WRITTEN REQUEST
List all lines of the data containing the word "Output".
___ MATERIALS PROVIDED ___
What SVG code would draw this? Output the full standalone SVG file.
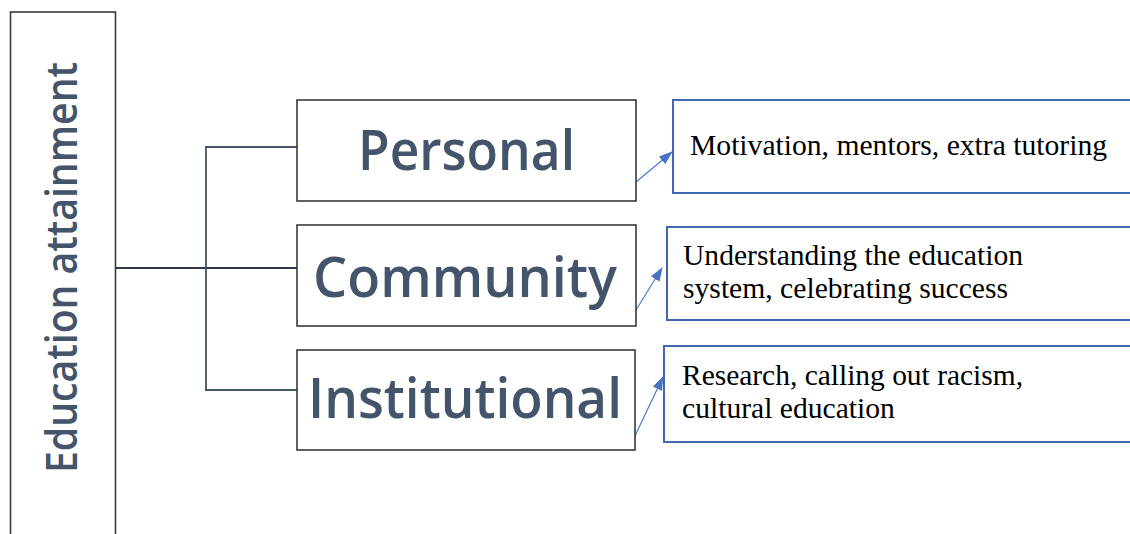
<svg xmlns="http://www.w3.org/2000/svg" width="1130" height="534" viewBox="0 0 1130 534">
  <style>
    .frame { fill: #ffffff; stroke: #3a3a3a; stroke-width: 1.6; }
    .detail { fill: #ffffff; stroke: #4068b0; stroke-width: 2; }
    .label { font-family: "Open Sans", "Liberation Sans", sans-serif; font-weight: 600; fill: #44546a; }
    .note { font-family: "Liberation Serif", "Times New Roman", serif; font-size: 29.6px; fill: #000000; }
    .tree { fill: none; stroke: #44546a; stroke-width: 1.8; }
    .trunk { fill: none; stroke: #2e3a4a; stroke-width: 2; }
    .link { fill: none; stroke: #4a7bd0; stroke-width: 1.2; }
  </style>
  <defs>
    <marker id="arrow" viewBox="0 0 14 10" refX="13" refY="5" markerWidth="14" markerHeight="10" markerUnits="userSpaceOnUse" orient="auto">
      <path d="M0,0 L14,5 L0,10 Z" fill="#4472c4"/>
    </marker>
  </defs>

  <rect width="1130" height="534" fill="#ffffff"/>

  <!-- root -->
  <g id="node-root">
    <rect class="frame" x="10.5" y="12" width="105" height="540"/>
    <text class="label" font-size="44" text-anchor="middle" textLength="411" lengthAdjust="spacingAndGlyphs" transform="translate(77,267.5) rotate(-90)">Education attainment</text>
  </g>

  <!-- tree connectors and arrows -->
  <g id="connectors">
    <path class="trunk" d="M116,268 H297"/>
    <path class="tree" d="M297,147 H206 V390 H297"/>
    <path class="link" d="M636,182 L672,152" marker-end="url(#arrow)"/>
    <path class="link" d="M636,310 L662,268" marker-end="url(#arrow)"/>
    <path class="link" d="M633,440 L663,377" marker-end="url(#arrow)"/>
  </g>

  <g id="node-personal">
    <rect class="frame" x="297" y="100" width="339" height="101"/>
    <text class="label" font-size="56" x="466.5" y="170" text-anchor="middle" textLength="217" lengthAdjust="spacingAndGlyphs">Personal</text>
  </g>
  <g id="node-community">
    <rect class="frame" x="297" y="225" width="339" height="101"/>
    <text class="label" font-size="56" x="465" y="297" text-anchor="middle" textLength="304" lengthAdjust="spacingAndGlyphs">Community</text>
  </g>
  <g id="node-institutional">
    <rect class="frame" x="297" y="350" width="338" height="100"/>
    <text class="label" font-size="56" x="465" y="418" text-anchor="middle" textLength="314" lengthAdjust="spacingAndGlyphs">Institutional</text>
  </g>

  <g id="node-personal-detail">
    <rect class="detail" x="673" y="100" width="480" height="93"/>
    <text class="note" x="690" y="155" textLength="417" lengthAdjust="spacingAndGlyphs">Motivation, mentors, extra tutoring</text>
  </g>
  <g id="node-community-detail">
    <rect class="detail" x="667" y="227" width="480" height="93"/>
    <text class="note" x="683" y="265" textLength="340" lengthAdjust="spacingAndGlyphs">Understanding the education</text>
    <text class="note" x="683" y="298" textLength="325" lengthAdjust="spacingAndGlyphs">system, celebrating success</text>
  </g>
  <g id="node-institutional-detail">
    <rect class="detail" x="664" y="346" width="480" height="96"/>
    <text class="note" x="682" y="385" textLength="341" lengthAdjust="spacingAndGlyphs">Research, calling out racism,</text>
    <text class="note" x="682" y="418">cultural education</text>
  </g>
</svg>
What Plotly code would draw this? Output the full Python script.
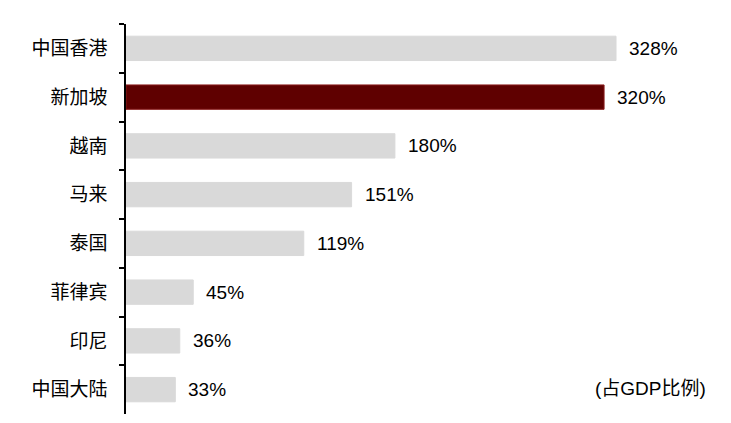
import plotly.graph_objects as go

categories = ["中国香港", "新加坡", "越南", "马来", "泰国", "菲律宾", "印尼", "中国大陆"]
values = [328, 320, 180, 151, 119, 45, 36, 33]
highlight = "新加坡"
label_text = [f"{v}%" for v in values]

GRAY = "#d9d9d9"
RED = "#5f0000"
FONT = "Liberation Sans, Arial, Noto Sans CJK SC, sans-serif"

colors = [RED if c == highlight else GRAY for c in categories]
line_colors = ["#8a1c1c" if c == highlight else GRAY for c in categories]

fig = go.Figure()
fig.add_trace(go.Bar(
    x=values, y=categories, orientation="h",
    marker=dict(color=colors, line=dict(color=line_colors, width=1)),
    width=0.5, hoverinfo="skip",
))

for c, v, t in zip(categories, values, label_text):
    fig.add_annotation(x=v, y=c, text=t, xanchor="left", yanchor="middle",
                       xshift=11, showarrow=False,
                       font=dict(family=FONT, size=19, color="#000"))

fig.add_annotation(x=0.98, y=0.066, xref="paper", yref="paper",
                   text="(占GDP比例)", xanchor="right", yanchor="middle",
                   showarrow=False, font=dict(family=FONT, size=19, color="#000"))

fig.update_layout(
    width=723, height=415,
    margin=dict(l=118, r=11, t=16, b=9, autoexpand=False),
    paper_bgcolor="white", plot_bgcolor="white",
    showlegend=False,
    font=dict(family=FONT, size=19, color="#000"),
    xaxis=dict(visible=False, range=[0, 397.6], automargin=False),
    yaxis=dict(
        categoryorder="array", categoryarray=categories, autorange="reversed",
        showline=True, linecolor="#000", linewidth=1.5,
        ticks="outside", ticklen=5, tickcolor="#000", tickwidth=1.5,
        tickson="boundaries", showgrid=False, zeroline=False,
        ticklabelstandoff=13, automargin=False,
        tickfont=dict(family=FONT, size=19, color="#000"),
    ),
)

fig.write_html("out.html")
___
EXERCISE RESPONSE
What SVG code would draw this? Output the full standalone SVG file.
What Plotly code would draw this? Output the full Python script.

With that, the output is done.